[Rows from a dataset of charts and code]
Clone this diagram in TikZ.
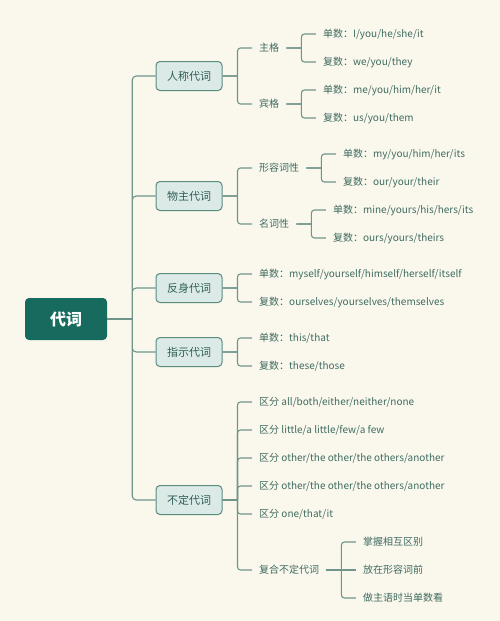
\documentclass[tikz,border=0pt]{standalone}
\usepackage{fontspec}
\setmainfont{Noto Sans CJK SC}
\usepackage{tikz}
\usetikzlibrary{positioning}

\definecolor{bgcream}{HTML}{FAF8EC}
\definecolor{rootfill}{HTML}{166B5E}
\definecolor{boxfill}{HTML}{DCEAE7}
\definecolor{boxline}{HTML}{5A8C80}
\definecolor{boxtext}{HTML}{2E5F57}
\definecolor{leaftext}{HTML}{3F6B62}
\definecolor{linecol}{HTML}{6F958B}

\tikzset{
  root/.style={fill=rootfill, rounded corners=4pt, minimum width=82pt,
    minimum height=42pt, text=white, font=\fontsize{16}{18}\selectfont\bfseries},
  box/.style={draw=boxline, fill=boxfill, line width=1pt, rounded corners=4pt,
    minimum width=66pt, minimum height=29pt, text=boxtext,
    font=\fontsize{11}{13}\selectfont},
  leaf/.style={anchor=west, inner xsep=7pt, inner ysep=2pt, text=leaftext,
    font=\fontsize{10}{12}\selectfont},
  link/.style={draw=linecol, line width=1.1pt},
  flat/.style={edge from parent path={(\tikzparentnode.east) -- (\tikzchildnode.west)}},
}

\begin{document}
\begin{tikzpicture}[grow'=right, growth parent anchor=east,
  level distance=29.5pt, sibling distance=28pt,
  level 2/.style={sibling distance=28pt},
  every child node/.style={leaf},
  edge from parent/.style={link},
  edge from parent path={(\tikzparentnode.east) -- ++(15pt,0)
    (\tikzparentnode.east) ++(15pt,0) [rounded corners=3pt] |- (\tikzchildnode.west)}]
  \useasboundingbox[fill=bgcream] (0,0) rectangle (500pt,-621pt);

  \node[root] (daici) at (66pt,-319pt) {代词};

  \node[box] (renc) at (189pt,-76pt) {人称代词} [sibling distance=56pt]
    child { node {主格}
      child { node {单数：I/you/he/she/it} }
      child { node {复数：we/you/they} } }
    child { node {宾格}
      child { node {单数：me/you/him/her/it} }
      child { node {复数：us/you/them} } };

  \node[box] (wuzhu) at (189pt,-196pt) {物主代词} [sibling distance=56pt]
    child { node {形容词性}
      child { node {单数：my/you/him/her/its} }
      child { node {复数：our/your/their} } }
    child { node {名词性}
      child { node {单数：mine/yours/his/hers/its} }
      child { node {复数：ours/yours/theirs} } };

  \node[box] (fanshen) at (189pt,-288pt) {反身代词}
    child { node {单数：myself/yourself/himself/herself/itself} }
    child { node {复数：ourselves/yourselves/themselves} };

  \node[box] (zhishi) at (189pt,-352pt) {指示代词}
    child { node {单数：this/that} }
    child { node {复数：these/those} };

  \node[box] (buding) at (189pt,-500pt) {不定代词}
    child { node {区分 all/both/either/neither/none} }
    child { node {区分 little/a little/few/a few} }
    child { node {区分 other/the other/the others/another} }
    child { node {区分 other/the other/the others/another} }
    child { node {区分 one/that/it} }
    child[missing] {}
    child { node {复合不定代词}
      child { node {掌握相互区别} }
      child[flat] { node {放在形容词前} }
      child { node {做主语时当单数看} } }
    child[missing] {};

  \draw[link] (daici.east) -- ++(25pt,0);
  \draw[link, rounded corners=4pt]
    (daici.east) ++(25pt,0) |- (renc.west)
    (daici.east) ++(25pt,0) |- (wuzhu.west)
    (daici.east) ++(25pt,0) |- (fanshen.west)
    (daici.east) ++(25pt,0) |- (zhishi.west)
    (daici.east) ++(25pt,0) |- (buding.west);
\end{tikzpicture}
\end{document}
==
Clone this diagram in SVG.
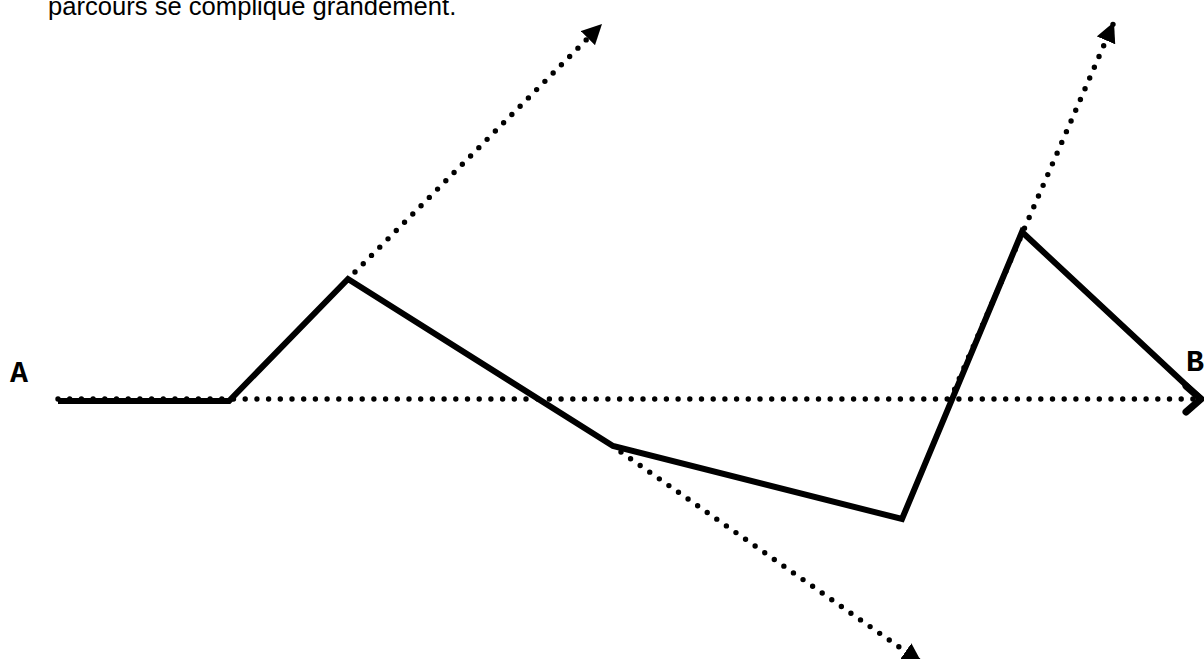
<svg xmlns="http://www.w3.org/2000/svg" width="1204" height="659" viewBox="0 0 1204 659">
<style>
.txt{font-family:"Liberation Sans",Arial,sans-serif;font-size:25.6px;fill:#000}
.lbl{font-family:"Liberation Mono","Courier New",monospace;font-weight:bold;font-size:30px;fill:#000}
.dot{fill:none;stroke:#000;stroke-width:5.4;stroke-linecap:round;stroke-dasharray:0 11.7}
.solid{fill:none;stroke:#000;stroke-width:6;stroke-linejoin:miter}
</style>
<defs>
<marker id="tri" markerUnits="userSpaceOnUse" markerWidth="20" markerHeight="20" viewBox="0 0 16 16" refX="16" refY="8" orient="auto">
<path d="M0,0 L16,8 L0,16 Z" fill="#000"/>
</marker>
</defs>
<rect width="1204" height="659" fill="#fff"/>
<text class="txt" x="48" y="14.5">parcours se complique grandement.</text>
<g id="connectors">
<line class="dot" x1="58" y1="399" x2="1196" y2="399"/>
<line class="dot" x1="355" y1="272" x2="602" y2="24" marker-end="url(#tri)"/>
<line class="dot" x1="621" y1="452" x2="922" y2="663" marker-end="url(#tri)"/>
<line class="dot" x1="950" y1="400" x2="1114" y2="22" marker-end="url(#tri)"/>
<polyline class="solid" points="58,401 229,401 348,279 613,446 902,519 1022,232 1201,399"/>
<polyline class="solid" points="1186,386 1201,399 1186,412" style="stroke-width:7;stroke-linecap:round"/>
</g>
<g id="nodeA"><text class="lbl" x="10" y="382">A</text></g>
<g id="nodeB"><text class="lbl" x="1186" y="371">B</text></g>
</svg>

### YOUR GOAL
Without the pictures, write out exactly the lines from the one that has "Clone this diagram in TikZ." down to the one that has "(daici) at (66pt,-319pt)", both included.

### RESULT OF THIS EXERCISE
Clone this diagram in TikZ.
\documentclass[tikz,border=0pt]{standalone}
\usepackage{fontspec}
\setmainfont{Noto Sans CJK SC}
\usepackage{tikz}
\usetikzlibrary{positioning}

\definecolor{bgcream}{HTML}{FAF8EC}
\definecolor{rootfill}{HTML}{166B5E}
\definecolor{boxfill}{HTML}{DCEAE7}
\definecolor{boxline}{HTML}{5A8C80}
\definecolor{boxtext}{HTML}{2E5F57}
\definecolor{leaftext}{HTML}{3F6B62}
\definecolor{linecol}{HTML}{6F958B}

\tikzset{
  root/.style={fill=rootfill, rounded corners=4pt, minimum width=82pt,
    minimum height=42pt, text=white, font=\fontsize{16}{18}\selectfont\bfseries},
  box/.style={draw=boxline, fill=boxfill, line width=1pt, rounded corners=4pt,
    minimum width=66pt, minimum height=29pt, text=boxtext,
    font=\fontsize{11}{13}\selectfont},
  leaf/.style={anchor=west, inner xsep=7pt, inner ysep=2pt, text=leaftext,
    font=\fontsize{10}{12}\selectfont},
  link/.style={draw=linecol, line width=1.1pt},
  flat/.style={edge from parent path={(\tikzparentnode.east) -- (\tikzchildnode.west)}},
}

\begin{document}
\begin{tikzpicture}[grow'=right, growth parent anchor=east,
  level distance=29.5pt, sibling distance=28pt,
  level 2/.style={sibling distance=28pt},
  every child node/.style={leaf},
  edge from parent/.style={link},
  edge from parent path={(\tikzparentnode.east) -- ++(15pt,0)
    (\tikzparentnode.east) ++(15pt,0) [rounded corners=3pt] |- (\tikzchildnode.west)}]
  \useasboundingbox[fill=bgcream] (0,0) rectangle (500pt,-621pt);

  \node[root] (daici) at (66pt,-319pt) {代词};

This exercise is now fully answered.